WHAT IS ASKED:
In the listing that follows, count every line with the word "this" in it and write only the total.

** Begin SOURCE MATERIAL **

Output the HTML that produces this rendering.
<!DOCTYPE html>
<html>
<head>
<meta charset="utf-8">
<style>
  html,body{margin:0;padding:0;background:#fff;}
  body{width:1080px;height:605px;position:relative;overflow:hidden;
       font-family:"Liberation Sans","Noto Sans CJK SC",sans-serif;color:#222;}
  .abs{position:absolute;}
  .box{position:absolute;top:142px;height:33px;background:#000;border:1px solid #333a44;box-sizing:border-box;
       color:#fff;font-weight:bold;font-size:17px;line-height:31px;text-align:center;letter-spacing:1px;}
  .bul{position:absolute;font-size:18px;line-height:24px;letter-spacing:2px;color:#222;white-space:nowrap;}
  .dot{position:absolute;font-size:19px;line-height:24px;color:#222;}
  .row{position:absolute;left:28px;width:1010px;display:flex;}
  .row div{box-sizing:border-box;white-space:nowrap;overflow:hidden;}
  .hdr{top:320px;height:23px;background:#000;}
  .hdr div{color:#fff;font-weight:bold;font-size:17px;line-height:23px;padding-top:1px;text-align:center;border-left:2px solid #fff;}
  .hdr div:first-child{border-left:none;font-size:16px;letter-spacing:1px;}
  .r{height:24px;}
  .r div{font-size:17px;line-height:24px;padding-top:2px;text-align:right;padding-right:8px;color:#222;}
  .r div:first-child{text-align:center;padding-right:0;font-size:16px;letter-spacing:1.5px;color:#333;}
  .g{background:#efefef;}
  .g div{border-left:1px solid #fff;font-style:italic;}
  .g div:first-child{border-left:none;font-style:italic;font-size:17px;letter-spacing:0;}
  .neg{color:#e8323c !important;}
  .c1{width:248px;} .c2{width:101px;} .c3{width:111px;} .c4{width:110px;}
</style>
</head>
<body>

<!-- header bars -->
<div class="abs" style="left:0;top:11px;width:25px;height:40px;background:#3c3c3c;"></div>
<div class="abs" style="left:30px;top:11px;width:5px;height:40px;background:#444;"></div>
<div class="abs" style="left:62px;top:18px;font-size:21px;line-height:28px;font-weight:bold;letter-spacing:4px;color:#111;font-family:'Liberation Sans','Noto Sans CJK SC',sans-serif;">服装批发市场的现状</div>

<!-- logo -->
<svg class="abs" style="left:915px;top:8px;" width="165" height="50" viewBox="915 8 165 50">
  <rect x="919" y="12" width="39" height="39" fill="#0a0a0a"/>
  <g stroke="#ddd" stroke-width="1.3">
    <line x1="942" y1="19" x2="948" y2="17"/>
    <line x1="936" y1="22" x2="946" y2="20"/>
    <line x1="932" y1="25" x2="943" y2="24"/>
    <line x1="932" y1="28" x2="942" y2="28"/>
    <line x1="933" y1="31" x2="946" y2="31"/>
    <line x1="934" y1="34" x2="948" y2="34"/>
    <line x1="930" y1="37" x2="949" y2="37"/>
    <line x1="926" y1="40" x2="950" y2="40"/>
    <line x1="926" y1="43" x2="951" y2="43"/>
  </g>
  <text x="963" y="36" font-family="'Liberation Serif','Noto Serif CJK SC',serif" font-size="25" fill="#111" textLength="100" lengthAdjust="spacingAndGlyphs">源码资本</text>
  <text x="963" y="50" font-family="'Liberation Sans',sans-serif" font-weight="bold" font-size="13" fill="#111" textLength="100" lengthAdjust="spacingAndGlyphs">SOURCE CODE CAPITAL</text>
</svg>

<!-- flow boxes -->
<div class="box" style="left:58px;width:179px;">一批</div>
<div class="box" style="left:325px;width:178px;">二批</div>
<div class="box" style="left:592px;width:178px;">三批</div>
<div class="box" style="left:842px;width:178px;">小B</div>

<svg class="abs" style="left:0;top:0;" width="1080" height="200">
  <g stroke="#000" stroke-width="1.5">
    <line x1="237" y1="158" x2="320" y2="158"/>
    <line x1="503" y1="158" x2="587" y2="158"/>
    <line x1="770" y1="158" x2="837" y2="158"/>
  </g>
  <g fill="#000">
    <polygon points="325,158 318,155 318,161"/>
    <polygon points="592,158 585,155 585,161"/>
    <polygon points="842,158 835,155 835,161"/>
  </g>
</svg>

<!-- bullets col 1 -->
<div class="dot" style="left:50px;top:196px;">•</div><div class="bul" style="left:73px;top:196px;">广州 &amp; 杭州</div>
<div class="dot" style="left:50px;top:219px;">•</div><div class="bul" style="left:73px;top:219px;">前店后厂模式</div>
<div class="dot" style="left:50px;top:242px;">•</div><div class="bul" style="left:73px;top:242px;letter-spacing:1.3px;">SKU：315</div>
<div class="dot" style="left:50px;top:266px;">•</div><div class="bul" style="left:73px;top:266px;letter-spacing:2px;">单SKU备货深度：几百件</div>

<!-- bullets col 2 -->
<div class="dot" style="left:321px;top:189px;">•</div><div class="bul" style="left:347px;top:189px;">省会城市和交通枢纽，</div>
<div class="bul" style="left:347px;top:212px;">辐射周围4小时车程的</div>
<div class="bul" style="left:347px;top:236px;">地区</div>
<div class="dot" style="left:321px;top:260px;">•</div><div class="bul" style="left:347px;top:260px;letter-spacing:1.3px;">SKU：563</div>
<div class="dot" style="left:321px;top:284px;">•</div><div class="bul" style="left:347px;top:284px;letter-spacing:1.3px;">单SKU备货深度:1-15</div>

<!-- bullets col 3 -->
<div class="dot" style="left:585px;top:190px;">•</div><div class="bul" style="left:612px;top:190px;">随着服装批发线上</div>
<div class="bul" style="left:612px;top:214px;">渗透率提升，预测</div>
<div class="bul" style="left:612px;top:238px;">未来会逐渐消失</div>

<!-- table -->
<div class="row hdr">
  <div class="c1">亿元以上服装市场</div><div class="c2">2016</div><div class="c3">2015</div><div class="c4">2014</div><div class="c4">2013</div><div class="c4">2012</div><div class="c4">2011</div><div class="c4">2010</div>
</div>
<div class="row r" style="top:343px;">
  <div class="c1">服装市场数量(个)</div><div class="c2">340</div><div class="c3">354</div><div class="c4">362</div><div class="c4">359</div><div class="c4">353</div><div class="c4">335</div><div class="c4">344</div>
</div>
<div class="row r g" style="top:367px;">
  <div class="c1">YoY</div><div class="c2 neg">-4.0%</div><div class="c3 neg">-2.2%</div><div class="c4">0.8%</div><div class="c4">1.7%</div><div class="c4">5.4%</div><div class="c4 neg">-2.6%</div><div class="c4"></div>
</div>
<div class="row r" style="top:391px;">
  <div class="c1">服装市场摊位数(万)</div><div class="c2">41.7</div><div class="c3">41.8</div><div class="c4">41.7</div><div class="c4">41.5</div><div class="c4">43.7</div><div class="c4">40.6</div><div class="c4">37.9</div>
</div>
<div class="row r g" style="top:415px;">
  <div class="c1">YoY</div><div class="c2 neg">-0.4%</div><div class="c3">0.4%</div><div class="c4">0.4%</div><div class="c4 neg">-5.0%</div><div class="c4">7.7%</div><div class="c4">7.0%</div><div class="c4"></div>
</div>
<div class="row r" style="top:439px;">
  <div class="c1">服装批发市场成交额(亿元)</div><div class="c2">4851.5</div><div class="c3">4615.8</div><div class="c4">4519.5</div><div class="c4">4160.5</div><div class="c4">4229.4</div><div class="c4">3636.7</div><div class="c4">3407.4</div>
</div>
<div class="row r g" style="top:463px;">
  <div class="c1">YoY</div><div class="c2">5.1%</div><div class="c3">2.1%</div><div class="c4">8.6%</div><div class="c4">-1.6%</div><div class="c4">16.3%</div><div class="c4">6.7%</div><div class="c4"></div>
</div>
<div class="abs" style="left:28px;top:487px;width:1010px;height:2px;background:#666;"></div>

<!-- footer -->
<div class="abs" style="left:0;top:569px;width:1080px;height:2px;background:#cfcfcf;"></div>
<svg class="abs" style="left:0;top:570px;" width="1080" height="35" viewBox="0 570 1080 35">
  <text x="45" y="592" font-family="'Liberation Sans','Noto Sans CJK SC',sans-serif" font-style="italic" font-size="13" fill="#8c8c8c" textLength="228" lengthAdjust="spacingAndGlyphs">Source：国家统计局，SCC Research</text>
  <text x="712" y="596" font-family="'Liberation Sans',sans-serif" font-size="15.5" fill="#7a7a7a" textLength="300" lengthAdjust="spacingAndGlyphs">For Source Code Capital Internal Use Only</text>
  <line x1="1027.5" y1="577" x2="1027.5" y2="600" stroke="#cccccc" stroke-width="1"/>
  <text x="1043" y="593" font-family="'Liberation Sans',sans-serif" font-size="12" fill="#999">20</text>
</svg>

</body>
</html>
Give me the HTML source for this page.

** End SOURCE MATERIAL **

REPLY:
2